[Rows from a dataset of charts and code]
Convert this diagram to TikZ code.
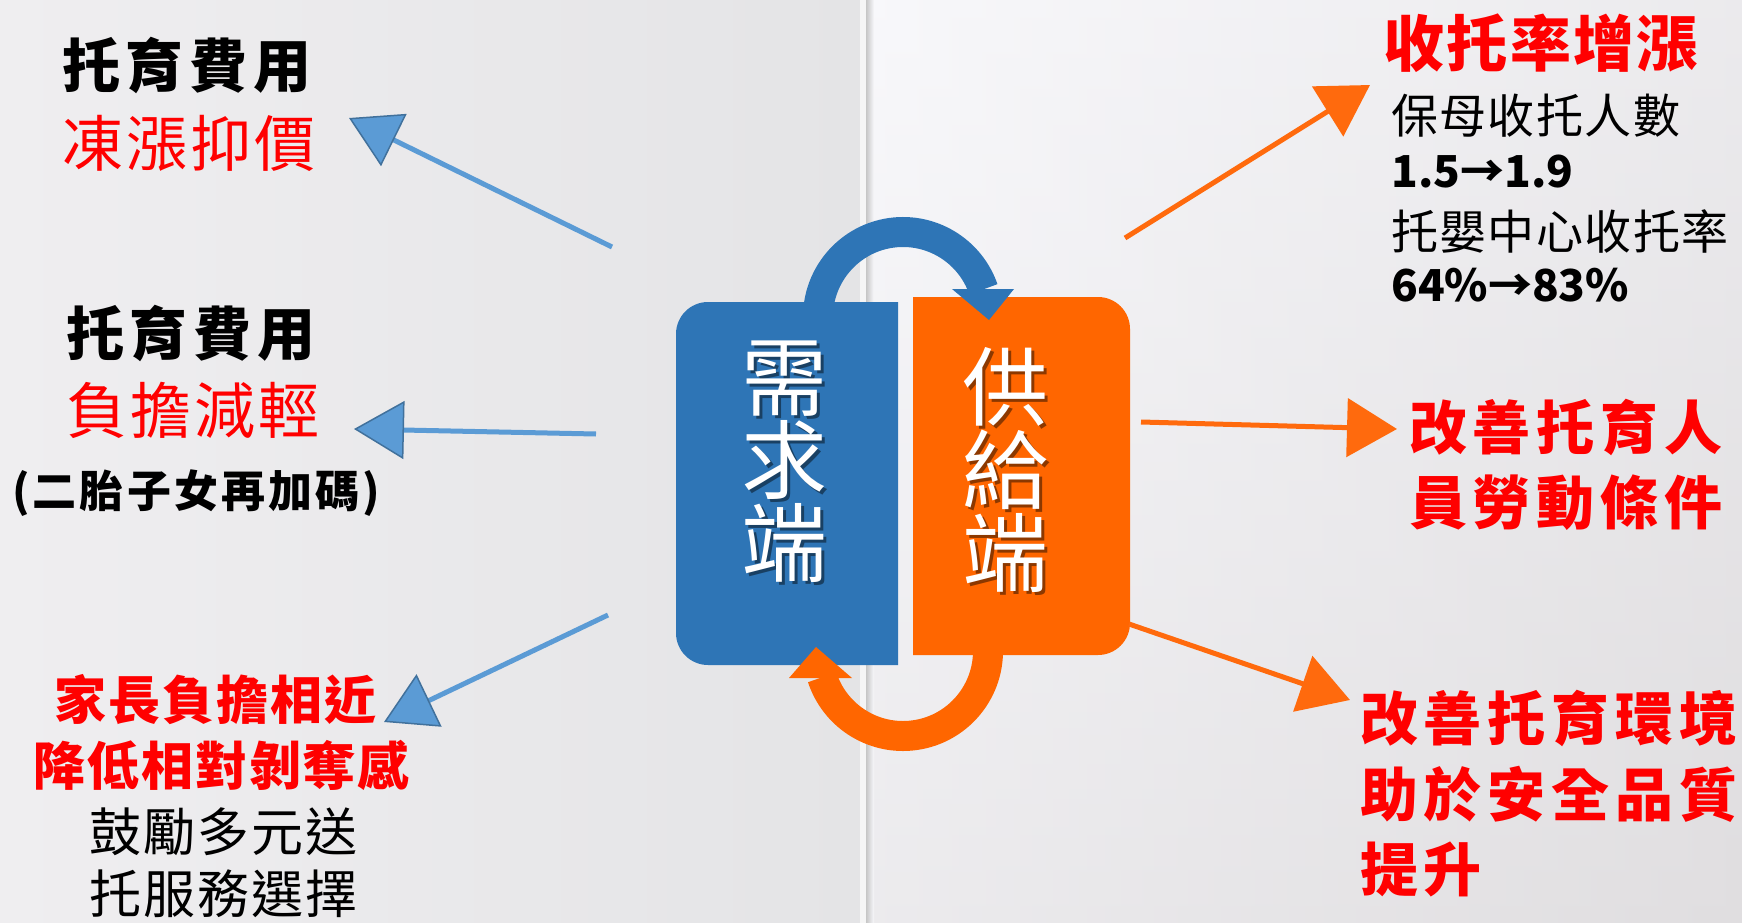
\documentclass[tikz,border=0pt]{standalone}
\usepackage{fontspec}
\newfontfamily\cjk{Noto Sans CJK TC}
\usetikzlibrary{arrows.meta}
\definecolor{boxblue}{HTML}{2E75B6}
\definecolor{boxorange}{HTML}{FF6600}
\definecolor{lineblue}{HTML}{5B9BD5}
\definecolor{headblue}{HTML}{41719C}
\definecolor{lineorange}{HTML}{FF6A0D}
\definecolor{txtred}{HTML}{FF0000}
\definecolor{bgl}{HTML}{EFEEF0}
\definecolor{bglr}{HTML}{E4E4E6}
\definecolor{bgr}{HTML}{F8F8FB}
\definecolor{bgrb}{HTML}{E0DEE0}
\begin{document}
\begin{tikzpicture}[x=1pt,y=-1pt,
  txt/.style={inner sep=0pt, anchor=west},
  blk/.style={text=black},
  red/.style={text=txtred},
  bigbold/.style={font={\cjk\bfseries\fontsize{58}{60}\selectfont\addfontfeature{LetterSpace=10}}},
  bigreg/.style={font={\cjk\fontsize{61}{62}\selectfont\addfontfeature{LetterSpace=5}}},
  titlebold/.style={font={\cjk\bfseries\fontsize{61}{62}\selectfont\addfontfeature{LetterSpace=4}}},
  midbold/.style={font={\cjk\bfseries\fontsize{52}{54}\selectfont\addfontfeature{LetterSpace=4}}},
  midreg/.style={font={\cjk\fontsize{52}{54}\selectfont\addfontfeature{LetterSpace=4}}},
  smallbold/.style={font={\cjk\bfseries\fontsize{44}{46}\selectfont\addfontfeature{LetterSpace=7}}},
  smallreg/.style={font={\cjk\fontsize{47}{48}\selectfont\addfontfeature{LetterSpace=3}}},
  numbold/.style={font={\cjk\bfseries\fontsize{44}{46}\selectfont}},
  boxtxt/.style={inner sep=0pt, align=center, font={\cjk\fontsize{86}{83}\selectfont}},
  barrow/.style={draw=lineblue, line width=5pt, -{Triangle[length=50pt,width=58pt,fill=lineblue,color=headblue,line width=1.5pt]}},
  oarrow/.style={draw=lineorange, line width=5pt, -{Triangle[length=50pt,width=58pt,fill=lineorange,color=lineorange]}},
]
\useasboundingbox (0,0) rectangle (1742,923);
% background
\shade[left color=bgl, right color=bglr] (0,0) rectangle (862,923);
\shade[top color=bgr, bottom color=bgrb] (868,0) rectangle (1742,923);
\shade[left color=bgr, right color=bgrb, opacity=0.5] (868,0) rectangle (1742,923);
\fill[white!92!gray] (860,0) rectangle (866,923);
\shade[left color=gray!45!white, right color=bgr] (866,0) rectangle (874,923);

% arc bodies
\draw[boxblue, line width=30pt] (903,317) ++(175:85) arc[start angle=175, end angle=341, radius=85];
\draw[boxorange, line width=30pt] (903,651) ++(-5:85) arc[start angle=-5, end angle=162, radius=85];

% boxes
\fill[boxblue] (898,302) -- (898,665) [rounded corners=32pt] -- (676,665) -- (676,302) [sharp corners] -- cycle;
\fill[boxorange] (913,297) [rounded corners=32pt] -- (1130,297) -- (1130,655) [sharp corners] -- (913,655) -- cycle;

% box texts with shadow
\node[boxtxt, text=black, opacity=0.45] (demsh) at (787,465) {需\\求\\端};
\node[boxtxt, text=white] (demand) at (784,462) {需\\求\\端};
\node[boxtxt, text=black, opacity=0.45] (supsh) at (1008,473) {供\\給\\端};
\node[boxtxt, text=white] (supply) at (1005,470) {供\\給\\端};

% arc heads
\fill[boxblue] (952,289) -- (1014,289) -- (989,320) -- cycle;
\fill[boxorange] (789,678) -- (852,678) -- (816,647) -- cycle;

% left texts
\node[txt, blk, bigbold] (l1) at (62,65) {托育費用};
\node[txt, red, bigreg] (l2) at (62,143) {凍漲抑價};
\node[txt, blk, bigbold] (l3) at (66,333) {托育費用};
\node[txt, red, bigreg] (l4) at (66,410) {負擔減輕};
\node[txt, blk, smallbold] (l5) at (12,493) {(二胎子女再加碼)};
\node[txt, red, midbold] (l6) at (54,700) {家長負擔相近};
\node[txt, red, midbold] (l7) at (33,765) {降低相對剝奪感};
\node[txt, blk, midreg] (l8) at (89,832) {鼓勵多元送};
\node[txt, blk, midreg] (l9) at (89,894) {托服務選擇};

% right texts
\node[txt, red, titlebold] (r1) at (1383,43) {收托率增漲};
\node[txt, blk, smallreg] (r2) at (1391,116) {保母收托人數};
\node[txt, blk, numbold] (r3) at (1391,172) {1.5→1.9};
\node[txt, blk, smallreg] (r4) at (1391,231) {托嬰中心收托率};
\node[txt, blk, numbold] (r5) at (1391,285) {64\%→83\%};
\node[txt, red, bigbold] (r6) at (1409,427) {改善托育人};
\node[txt, red, bigbold] (r7) at (1409,503) {員勞動條件};
\node[txt, red, bigbold] (r8) at (1360,718) {改善托育環境};
\node[txt, red, bigbold] (r9) at (1360,794) {助於安全品質};
\node[txt, red, bigbold] (r10) at (1360,869) {提升};

% arrows
\coordinate (bs1) at (612,247); \coordinate (bt1) at (349,118);
\coordinate (bs2) at (596,434); \coordinate (bt2) at (354,429);
\coordinate (bs3) at (608,615); \coordinate (bt3) at (384,722);
\coordinate (os1) at (1125,238); \coordinate (ot1) at (1370,85);
\coordinate (os2) at (1141,422); \coordinate (ot2) at (1397,429);
\coordinate (os3) at (1129,624); \coordinate (ot3) at (1350,700);
\draw[barrow] (bs1) -- (bt1);
\draw[barrow] (bs2) -- (bt2);
\draw[barrow] (bs3) -- (bt3);
\draw[oarrow] (os1) -- (ot1);
\draw[oarrow] (os2) -- (ot2);
\draw[oarrow] (os3) -- (ot3);
\end{tikzpicture}
\end{document}
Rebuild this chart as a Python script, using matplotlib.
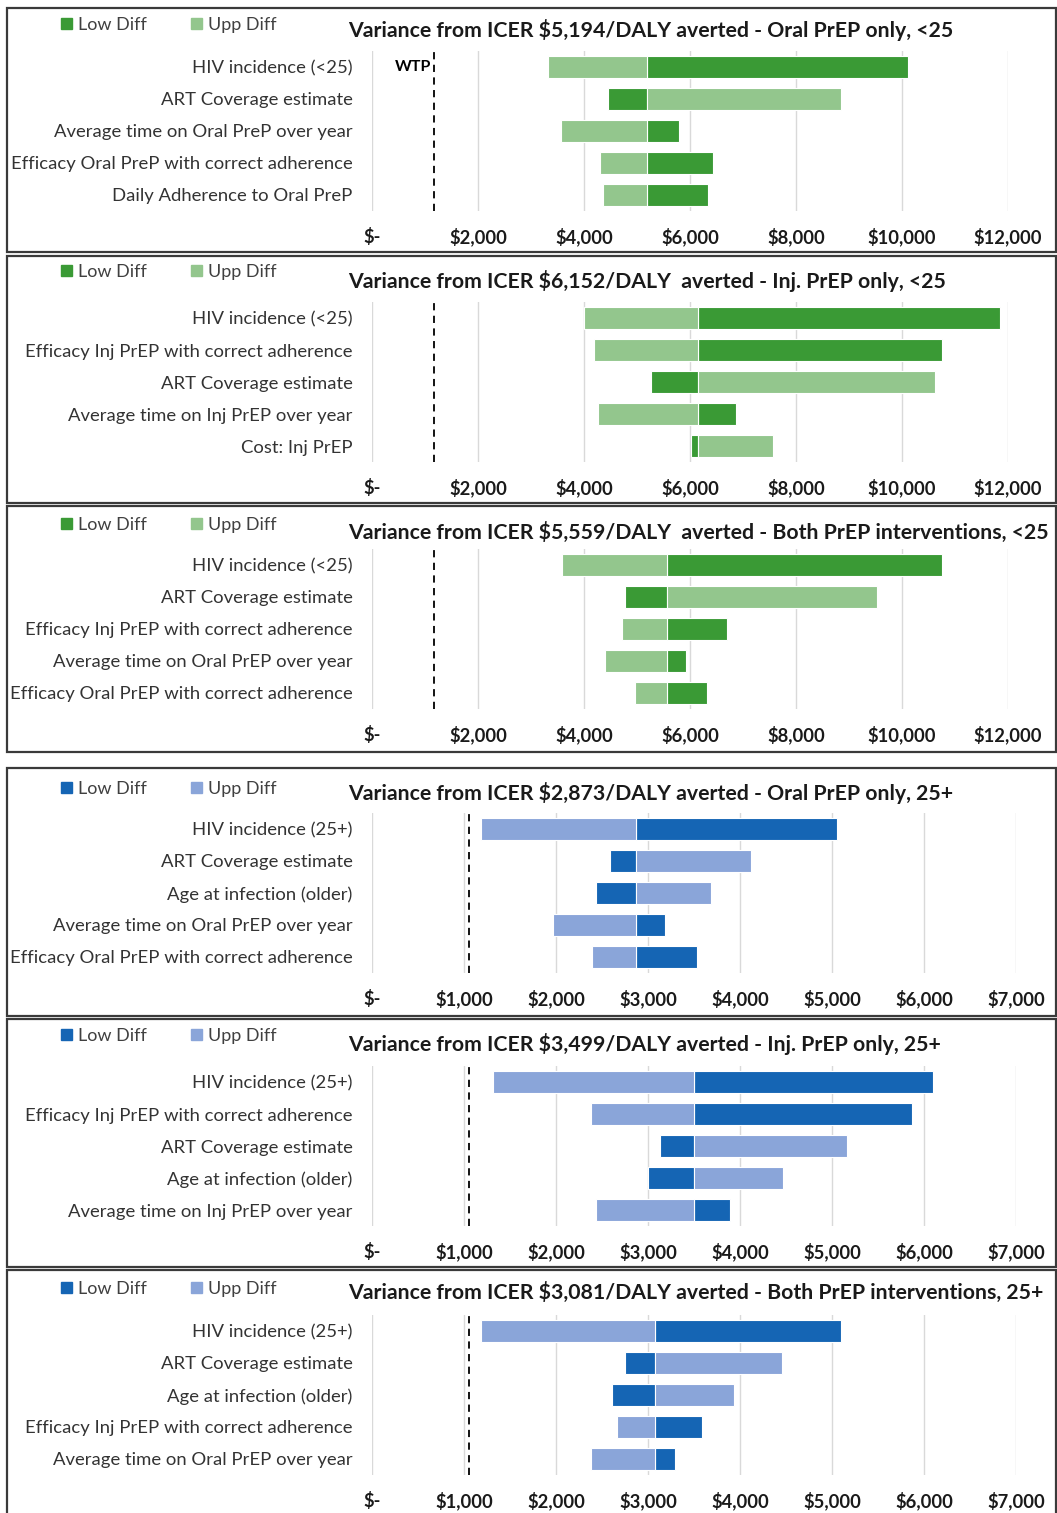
import matplotlib
matplotlib.use("Agg")
import matplotlib.pyplot as plt
from matplotlib.patches import Rectangle, Patch
from matplotlib.ticker import FuncFormatter

plt.rcParams['font.family'] = ['Lato', 'DejaVu Sans']
plt.rcParams['text.parse_math'] = False

W, H = 1057, 1513

# --- data: ICER (USD/DALY averted) at low / upper parameter values ---
oral_u25_title = "Variance from ICER $5,194/DALY averted - Oral PrEP only, <25"
oral_u25_base = 5194
oral_u25_labels = ["HIV incidence (<25)", "ART Coverage estimate",
                   "Average time on Oral PreP over year",
                   "Efficacy Oral PreP with correct adherence",
                   "Daily Adherence to Oral PreP"]
oral_u25_low = [10110, 4450, 5790, 6430, 6340]
oral_u25_upp = [3320, 8850, 3570, 4310, 4350]

inj_u25_title = "Variance from ICER $6,152/DALY  averted - Inj. PrEP only, <25"
inj_u25_base = 6152
inj_u25_labels = ["HIV incidence (<25)", "Efficacy Inj PrEP with correct adherence",
                  "ART Coverage estimate", "Average time on Inj PrEP over year",
                  "Cost: Inj PrEP"]
inj_u25_low = [11840, 10750, 5260, 6860, 6015]
inj_u25_upp = [4000, 4180, 10620, 4270, 7560]

both_u25_title = "Variance from ICER $5,559/DALY  averted - Both PrEP interventions, <25"
both_u25_base = 5559
both_u25_labels = ["HIV incidence (<25)", "ART Coverage estimate",
                   "Efficacy Inj PrEP with correct adherence",
                   "Average time on Oral PrEP over year",
                   "Efficacy Oral PrEP with correct adherence"]
both_u25_low = [10760, 4770, 6700, 5930, 6320]
both_u25_upp = [3590, 9530, 4720, 4400, 4960]

oral_25p_title = "Variance from ICER $2,873/DALY averted - Oral PrEP only, 25+"
oral_25p_base = 2873
oral_25p_labels = ["HIV incidence (25+)", "ART Coverage estimate",
                   "Age at infection (older)", "Average time on Oral PrEP over year",
                   "Efficacy Oral PrEP with correct adherence"]
oral_25p_low = [5050, 2590, 2440, 3190, 3530]
oral_25p_upp = [1190, 4120, 3690, 1970, 2390]

inj_25p_title = "Variance from ICER $3,499/DALY averted - Inj. PrEP only, 25+"
inj_25p_base = 3499
inj_25p_labels = ["HIV incidence (25+)", "Efficacy Inj PrEP with correct adherence",
                  "ART Coverage estimate", "Age at infection (older)",
                  "Average time on Inj PrEP over year"]
inj_25p_low = [6100, 5870, 3130, 3000, 3890]
inj_25p_upp = [1310, 2380, 5160, 4470, 2440]

both_25p_title = "Variance from ICER $3,081/DALY averted - Both PrEP interventions, 25+"
both_25p_base = 3081
both_25p_labels = ["HIV incidence (25+)", "ART Coverage estimate",
                   "Age at infection (older)",
                   "Efficacy Inj PrEP with correct adherence",
                   "Average time on Oral PrEP over year"]
both_25p_low = [5100, 2750, 2610, 3590, 3290]
both_25p_upp = [1180, 4460, 3940, 2660, 2380]

wtp_u25 = 1175
wtp_25p = 1050

green = ("#3a9a35", "#93c68d")
blue = ("#1565b4", "#8aa5d9")

panels = [
    (oral_u25_title, oral_u25_base, oral_u25_labels, oral_u25_low, oral_u25_upp, wtp_u25, green, 12000, 2000),
    (inj_u25_title, inj_u25_base, inj_u25_labels, inj_u25_low, inj_u25_upp, wtp_u25, green, 12000, 2000),
    (both_u25_title, both_u25_base, both_u25_labels, both_u25_low, both_u25_upp, wtp_u25, green, 12000, 2000),
    (oral_25p_title, oral_25p_base, oral_25p_labels, oral_25p_low, oral_25p_upp, wtp_25p, blue, 7000, 1000),
    (inj_25p_title, inj_25p_base, inj_25p_labels, inj_25p_low, inj_25p_upp, wtp_25p, blue, 7000, 1000),
    (both_25p_title, both_25p_base, both_25p_labels, both_25p_low, both_25p_upp, wtp_25p, blue, 7000, 1000),
]

# pixel layout of each framed panel
box_top = [8, 256, 506, 768, 1019, 1270]
box_bot = [252, 503, 752, 1016, 1267, 1516]
row1_y = [67, 318, 565, 829, 1082, 1331]
legend_y = [25, 272, 525, 789, 1036, 1289]
title_y = [30, 281, 532, 793, 1044, 1292]
ax_left = 372
ax_right = [1008, 1008, 1008, 1016, 1016, 1016]
row_h = 32


def fx(x):
    return x / W


def fy(y):
    return 1 - y / H


def money(v, pos):
    return "$-" if v == 0 else "${:,.0f}".format(v)


fig = plt.figure(figsize=(W / 100, H / 100), dpi=100)

for i, (title, base, labels, low, upp, wtp, cols, xmax, step) in enumerate(panels):
    # frame around the panel
    fig.patches.append(Rectangle((fx(7), fy(box_bot[i])), fx(1049), (box_bot[i] - box_top[i]) / H,
                                 transform=fig.transFigure, fill=False,
                                 edgecolor="#3a3a3a", linewidth=1.6, zorder=0))

    top = row1_y[i] - row_h / 2
    ax = fig.add_axes([fx(ax_left), fy(top + 5 * row_h), fx(ax_right[i] - ax_left), 5 * row_h / H])
    n = len(labels)
    ypos = list(range(n))
    low_w = [v - base for v in low]
    upp_w = [v - base for v in upp]
    ax.barh(ypos, low_w, left=base, height=0.66, color=cols[0],
            edgecolor="white", linewidth=0.8, zorder=3)
    ax.barh(ypos, upp_w, left=base, height=0.66, color=cols[1],
            edgecolor="white", linewidth=0.8, zorder=3)
    ax.axvline(wtp, color="black", linestyle=(0, (4, 3)), linewidth=1.3, zorder=4)
    if i == 0:
        ax.text(wtp - 60, 0, "WTP", ha="right", va="center", fontsize=11.5,
                fontweight="bold", zorder=5)

    ax.set_xlim(0, xmax)
    ax.set_ylim(n - 0.5, -0.5)
    ax.set_xticks(range(0, xmax + 1, step))
    ax.xaxis.set_major_formatter(FuncFormatter(money))
    ax.set_yticks(ypos)
    ax.set_yticklabels(labels, fontsize=13.3, color="#333333")
    ax.grid(axis="x", color="#d9d9d9", linewidth=1.0, zorder=0)
    ax.tick_params(axis="x", length=0, pad=12, labelsize=13.2, labelcolor="#1a1a1a")
    ax.tick_params(axis="y", length=0, pad=14)
    for lab in ax.get_xticklabels():
        lab.set_fontweight("bold")
    for s in ax.spines.values():
        s.set_visible(False)

    fig.text(fx(348), fy(title_y[i]), title, ha="left", va="center",
             fontsize=15.3, fontweight="bold", color="#1a1a1a")
    fig.legend(handles=[Patch(color=cols[0], label="Low Diff"),
                        Patch(color=cols[1], label="Upp Diff")],
               loc="center left", bbox_to_anchor=(fx(61), fy(legend_y[i])),
               ncol=2, frameon=False, fontsize=13, handlelength=0.6,
               handleheight=0.6, handletextpad=0.35, columnspacing=2.45,
               borderpad=0, borderaxespad=0, labelcolor="#404040")

fig.savefig("out.png", dpi=100)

• STATED GOAL
All lines above from the one containing "Rebuild this chart" through the one containing "W, H = 1057, 1513" are to be quoted exactly, and only those; pictures are left out.

• EXERCISE SOLUTION
Rebuild this chart as a Python script, using matplotlib.
import matplotlib
matplotlib.use("Agg")
import matplotlib.pyplot as plt
from matplotlib.patches import Rectangle, Patch
from matplotlib.ticker import FuncFormatter

plt.rcParams['font.family'] = ['Lato', 'DejaVu Sans']
plt.rcParams['text.parse_math'] = False

W, H = 1057, 1513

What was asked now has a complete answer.